Si la France du Tour
perd son âme, que restera-t-il bientôt de la France?Rites. Les comédies classiques traditionnelles, ancrées dans nos esprits parce qu’elles nous constituent, nous renseignent non sur notre seule naïveté mais bien sûr la force de nos attachements. À nulle autre pareille, la reprise du bloc-noteur pourrait, vue de loin, ressembler à un chemin de croix. N’exagérons rien. En revanche, reconnaissons néanmoins que les attaches habituelles, qui fonctionnent moins comme des «habitudes» que comme des «rites» symboliques ancrés dans l’art des saisons et des empreintes philosophiques, ont volé en éclats à la faveur des circonstances. Éloigné de la Fête de l’Humanité et des allégresses politiques et sociales de «la rentrée», il tente, au cul des coureurs, de traverser juillet en septembre, cherchant dans l’ombre du Tour quelques traces d’un passé lointain. Comme si la France s’affaissait cruellement. Comme si tout ce que nous avons tant aimé disparaissait peu à peu. Comme si tous nos repères se désagrégeaient, victimes à la fois des effets du Covid et, aussi, ne soyons pas naïfs, d’une évolution lente et pernicieuse.

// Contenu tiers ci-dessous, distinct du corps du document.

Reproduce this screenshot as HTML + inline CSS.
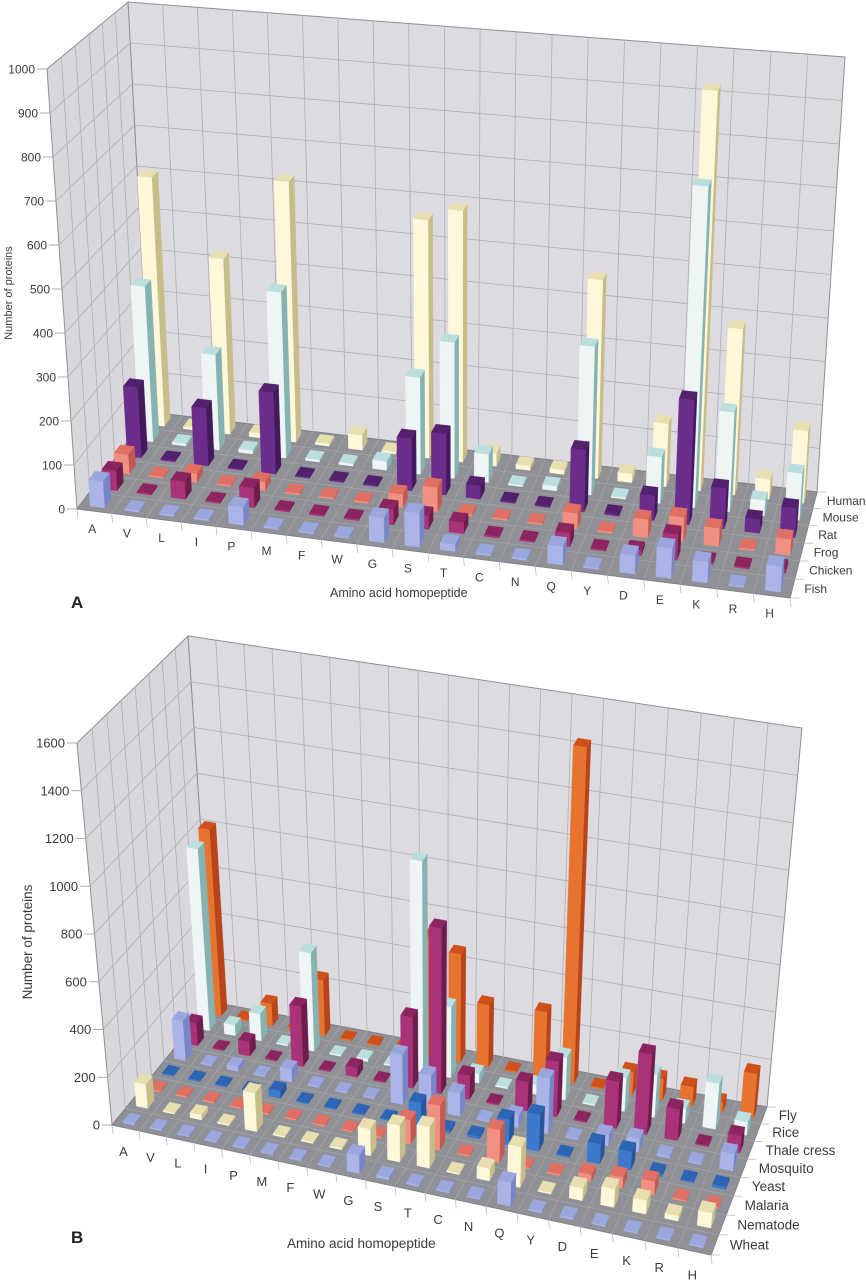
<!DOCTYPE html>
<html><head><meta charset="utf-8"><title>Homopeptide 3D bar charts</title>
<style>
html,body{margin:0;padding:0;background:#fff;}
svg{display:block;}
text{font-family:"Liberation Sans",sans-serif;fill:#3a3a3a;}
</style></head>
<body>
<svg id="chart" width="866" height="1280" viewBox="0 0 866 1280" xmlns="http://www.w3.org/2000/svg">
  <g id="panelA"></g>
  <g id="panelB"></g>
  <text x="71" y="608" font-size="17" font-weight="bold" style="fill:#222">A</text>
  <text x="71" y="1243" font-size="17" font-weight="bold" style="fill:#222">B</text>
  <text x="330" y="597" font-size="12.5">Amino acid homopeptide</text>
  <text x="287" y="1248" font-size="13.5">Amino acid homopeptide</text>
  <text transform="translate(12,293) rotate(-90)" text-anchor="middle" font-size="11">Number of proteins</text>
  <text transform="translate(32,942) rotate(-90)" text-anchor="middle" font-size="13.5">Number of proteins</text>
</svg>
<script>
// ---------- data ----------
const aminoCats = ['A','V','L','I','P','M','F','W','G','S','T','C','N','Q','Y','D','E','K','R','H'];
const seriesNamesA = ['Fish','Chicken','Frog','Rat','Mouse','Human'];
const ticksA = [0,100,200,300,400,500,600,700,800,900,1000];
const fishA    = [60,3,3,3,40,3,3,3,55,75,15,3,3,40,3,40,65,45,3,55];
const chickenA = [45,3,40,3,45,3,3,3,35,30,25,3,3,30,3,10,55,5,3,10];
const frogA    = [45,3,20,3,20,3,3,3,30,55,5,3,3,35,3,40,55,40,3,35];
const ratA     = [165,3,135,3,190,3,3,3,120,140,30,3,3,140,3,55,280,90,30,65];
const mouseA   = [370,5,225,8,390,5,5,20,225,315,65,3,10,340,3,105,730,225,35,105];
const humanA   = [600,5,420,10,620,5,35,5,560,590,30,10,10,460,20,145,920,380,45,165];

const seriesNamesB = ['Wheat','Nematode','Malaria','Yeast','Mosquito','Thale cress','Rice','Fly'];
const ticksB = [0,200,400,600,800,1000,1200,1400,1600];
const wheatB    = [5,5,5,5,5,5,5,5,75,10,5,5,5,95,5,5,5,5,5,5];
const nematodeB = [100,5,20,5,160,5,5,5,110,150,170,5,50,165,5,50,75,55,20,60];
const malariaB  = [5,5,5,5,5,5,5,5,5,100,185,5,135,5,5,30,45,55,5,5];
const yeastB    = [5,5,5,5,30,5,5,5,5,100,10,10,105,150,5,80,75,10,5,10];
const mosquitoB = [170,5,20,5,55,5,5,5,210,145,95,5,50,230,5,45,55,10,5,70];
const thaleB    = [95,5,60,5,255,5,40,5,300,700,100,5,120,230,5,195,335,130,5,70];
const riceB     = [785,45,115,5,420,5,10,5,900,300,40,5,40,180,5,140,180,60,190,55];
const flyB      = [810,5,95,10,240,5,5,5,510,460,265,5,280,1430,5,95,90,80,40,185];

// ---------- helpers ----------
const NS='http://www.w3.org/2000/svg';
function homog(p0,p1,p2,p3){
  const dx1=p1[0]-p2[0],dx2=p3[0]-p2[0],dx3=p0[0]-p1[0]+p2[0]-p3[0];
  const dy1=p1[1]-p2[1],dy2=p3[1]-p2[1],dy3=p0[1]-p1[1]+p2[1]-p3[1];
  const den=dx1*dy2-dx2*dy1;
  const g=(dx3*dy2-dx2*dy3)/den, h=(dx1*dy3-dx3*dy1)/den;
  const a=p1[0]-p0[0]+g*p1[0], b=p3[0]-p0[0]+h*p3[0], c=p0[0];
  const d=p1[1]-p0[1]+g*p1[1], e=p3[1]-p0[1]+h*p3[1], f=p0[1];
  return function(u,v){const w=g*u+h*v+1;return [(a*u+b*v+c)/w,(d*u+e*v+f)/w];};
}
function mk(tag,attrs,parent){const el=document.createElementNS(NS,tag);for(const k in attrs)el.setAttribute(k,attrs[k]);parent.appendChild(el);return el;}
function pts(arr){return arr.map(p=>p[0].toFixed(1)+','+p[1].toFixed(1)).join(' ');}

const palette={
  lav:['#aab4e6','#7886c8','#9aa6dc'],
  mag:['#aa3278','#6e1c4c','#8c2460'],
  sal:['#f09080','#c05a52','#e07064'],
  pur:['#6c2c8c','#451a5c','#52206c'],
  wht:['#eef5f5','#86b2b2','#bcdede'],
  crm:['#fff7da','#c6bd8a','#e8dfb0'],
  blu:['#3e7acc','#28559a','#2e64b4'],
  org:['#e6742e','#b8441c','#d0501c']
};

function drawPanel(g,cfg){
  const F=homog(cfg.floor[0],cfg.floor[1],cfg.floor[2],cfg.floor[3]);
  const T=homog(cfg.top[0],cfg.top[1],cfg.top[2],cfg.top[3]);
  const max=cfg.ticks[cfg.ticks.length-1];
  function P(u,v,val){const a=F(u,v),b=T(u,v),t=val/max;return [a[0]+(b[0]-a[0])*t,a[1]+(b[1]-a[1])*t];}
  const nC=cfg.cats.length,nS=cfg.series.length;
  const back=mk('polygon',{points:pts([P(0,1,0),P(1,1,0),P(1,1,max),P(0,1,max)]),fill:'#dddbe0',stroke:'#8e8e96','stroke-width':1},g);
  
  
  const left=mk('polygon',{points:pts([P(0,0,0),P(0,1,0),P(0,1,max),P(0,0,max)]),fill:'#d9d7dc',stroke:'#8e8e96','stroke-width':1},g);
  
  
  const floor=mk('polygon',{points:pts([P(0,0,0),P(1,0,0),P(1,1,0),P(0,1,0)]),fill:'#8f9197',stroke:'#80828a','stroke-width':1},g);
  
  
  const grid=mk('g',{stroke:'#aeaeb6','stroke-width':0.8,fill:'none'},g);
  
  
  cfg.ticks.forEach(function(t,i){
    if(i===0||i===cfg.ticks.length-1)return;
    mk('polyline',{points:pts([P(0,0,t),P(0,1,t),P(1,1,t)])},grid);
  });
  for(let k=1;k<nC;k++){mk('line',{x1:P(k/nC,1,0)[0],y1:P(k/nC,1,0)[1],x2:P(k/nC,1,max)[0],y2:P(k/nC,1,max)[1]},grid);}
  for(let k=1;k<nS;k++){mk('line',{x1:P(0,k/nS,0)[0],y1:P(0,k/nS,0)[1],x2:P(0,k/nS,max)[0],y2:P(0,k/nS,max)[1]},grid);}
  const fgrid=mk('g',{stroke:'#a2a4aa','stroke-width':0.8,fill:'none'},g);
  
  
  for(let k=1;k<nC;k++){mk('line',{x1:P(k/nC,0,0)[0],y1:P(k/nC,0,0)[1],x2:P(k/nC,1,0)[0],y2:P(k/nC,1,0)[1]},fgrid);}
  for(let k=1;k<nS;k++){mk('line',{x1:P(0,k/nS,0)[0],y1:P(0,k/nS,0)[1],x2:P(1,k/nS,0)[0],y2:P(1,k/nS,0)[1]},fgrid);}
  const axis=mk('g',{},g);
  
  
  cfg.ticks.forEach(function(t){
    const p=P(0,0,t);
    mk('line',{x1:p[0]-10,y1:p[1],x2:p[0],y2:p[1],stroke:'#999','stroke-width':0.8},axis);
    const tx=mk('text',{x:p[0]-12,y:p[1]+4.5,'text-anchor':'end','font-size':cfg.fs},axis);
    
    
    tx.textContent=t;
  });
  const xaxis=mk('g',{},g);
  
  
  for(let k=0;k<=nC;k++){const p=P(k/nC,0,0);mk('line',{x1:p[0],y1:p[1],x2:p[0]+1,y2:p[1]+9,stroke:'#bbb','stroke-width':0.8},xaxis);}
  cfg.cats.forEach(function(c,i){
    const p=P((i+0.5)/nC,0,0);
    const tx=mk('text',{x:p[0]-2,y:p[1]+cfg.catDy,'text-anchor':'middle','font-size':cfg.fs},xaxis);
    
    
    tx.textContent=c;
  });
  const zaxis=mk('g',{},g);
  
  
  for(let k=0;k<=nS;k++){const p=P(1,k/nS,0);mk('line',{x1:p[0],y1:p[1],x2:p[0]+9,y2:p[1],stroke:'#bbb','stroke-width':0.8},zaxis);}
  cfg.series.forEach(function(s,j){
    const p=P(1,(j+0.5)/nS,0);
    const tx=mk('text',{x:p[0]+cfg.serDx,y:p[1]+4.5,'font-size':cfg.sfs},zaxis);
    
    
    tx.textContent=s;
  });
  const bars=mk('g',{'stroke-width':0.3},g);
  
  
  for(let j=nS-1;j>=0;j--){
    const vals=cfg.values[j],col=cfg.colors[j];
    for(let i=0;i<nC;i++){
      const val=Math.max(vals[i],2);
      const u0=(i+0.5-0.21)/nC,u1=(i+0.5+0.21)/nC,v0=(j+0.5-0.26)/nS,v1=(j+0.5+0.26)/nS;
      const bar=mk('g',{},bars);
      
      
      mk('polygon',{points:pts([P(u1,v0,0),P(u1,v1,0),P(u1,v1,val),P(u1,v0,val)]),fill:col[1],stroke:col[1]},bar);
      mk('polygon',{points:pts([P(u0,v0,val),P(u1,v0,val),P(u1,v1,val),P(u0,v1,val)]),fill:col[2],stroke:col[2]},bar);
      mk('polygon',{points:pts([P(u0,v0,0),P(u1,v0,0),P(u1,v0,val),P(u0,v0,val)]),fill:col[0],stroke:col[0]},bar);
    }
  }
}

drawPanel(document.getElementById('panelA'),{
  floor:[[77,509],[790,598],[817,492],[150,412]],
  top:[[47,69],[818,131],[845,57],[128,2]],
  ticks:ticksA, cats:aminoCats, series:seriesNamesA,
  values:[fishA,chickenA,frogA,ratA,mouseA,humanA],
  colors:[palette.lav,palette.mag,palette.sal,palette.pur,palette.wht,palette.crm],
  fs:12, sfs:12, catDy:22, serDx:12
});
drawPanel(document.getElementById('panelB'),{
  floor:[[112,1125],[711,1255],[767,1107],[212,1002]],
  top:[[77,743],[748,859],[802,728],[188,636]],
  ticks:ticksB, cats:aminoCats, series:seriesNamesB,
  values:[wheatB,nematodeB,malariaB,yeastB,mosquitoB,thaleB,riceB,flyB],
  colors:[palette.lav,palette.crm,palette.sal,palette.blu,palette.lav,palette.mag,palette.wht,palette.org],
  fs:13, sfs:13.5, catDy:28, serDx:15
});
</script>
</body></html>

Alors que le pays semble de plus en plus colérique et/ou désabusé, la Grande Boucle, pendant ce temps-là, avance dans le mutisme et l’indifférence d’elle-même, hors du monde réel et tenant à l’écart son propre Peuple – celui qui l’a mythifiée au fil des âges. C’est comme si le Tour, après des années de dérives, se voyait dans l’obligation d’occire sa propre légende dans le but d’enfanter l’événement banalisé planétaire qu’il est bel et bien devenu et auquel nous assistons désormais en mondovision. Alors, par souci d’équilibre, nous mélancolisons. Mais si la France du Tour perd son âme, par extension, que restera-t-il bientôt de la France?
Écho. L’affaire est sérieuse et beaucoup plus grave qu’on ne l’imagine. Dans Forcenés (Fayard, 2008), l’écrivain Philippe Bordas écrivait: «Le cyclisme a survécu dans les proses de couleurs, allant à la cocarde, allant au Front popu, flânant à deux idées. Il s’y pratiquait un français non pollué, hors du temps, fiancé aux tournures acides de l’usine et du champ – un parler suspendu : la sous-parlure télévisuelle l’a dénaturé.» Et il ajoutait: « Le Tour de France comme artefact et pur spectacle d’un pays éventé, lui-même décédé, est maintenu debout – entre mers et montagnes – dans ses anachronies.» Nous y sommes. Et si le bloc-noteur et chronicœur mélancolise donc jusqu’à l’orgueil, au point de passer soit pour un passéiste, soit pour un doux rêveur aux utopies déplacées, c’est bien parce que nous sommes fiers d’être le fruit d’une construction historique et complexe, et que le Tour, comme incarnation d’une certaine idée de la France, perpétue les relais de nos mémoires et quelques idées-forces qui se perpétuent en écho, de génération en génération: le patriotisme marié à l’internationalisme, la quête de l’unité nationale, le volontarisme social, l’art populaire, le goût des Lettres et des chaises pliantes sur les bords des routes, etc.
Cran. Pourquoi cet excès de pessimisme, ici-et-maintenant? Parce que nous sortons – pour y entrer à nouveau – de six mois incertains, furieux et éprouvants, que le cœur social républicain risque d’exploser sous les assauts de l’atomisation d’une crise sans précédent, bref, que les mois qui s’annoncent peuvent virer au cauchemar… et que le Tour s’ébroue lentement vers l’automne, en restant un peu le Tour, sans vraiment être le Tour… Se rend-on compte de ce qui se passe, sous nos yeux délavés, fatigués, bientôt éteints? De quoi aurions-nous encore besoin, sinon de style et de cran, de courage et de lucidité, pour rêver encore de surnuméraire et de sentimental, de combats et d’espérances? Seuls le cynisme et l’esprit mortifère nous condamnent à la résignation. Tout cela pour dire que le Tour dans ses grandeurs nous manque – la France aussi.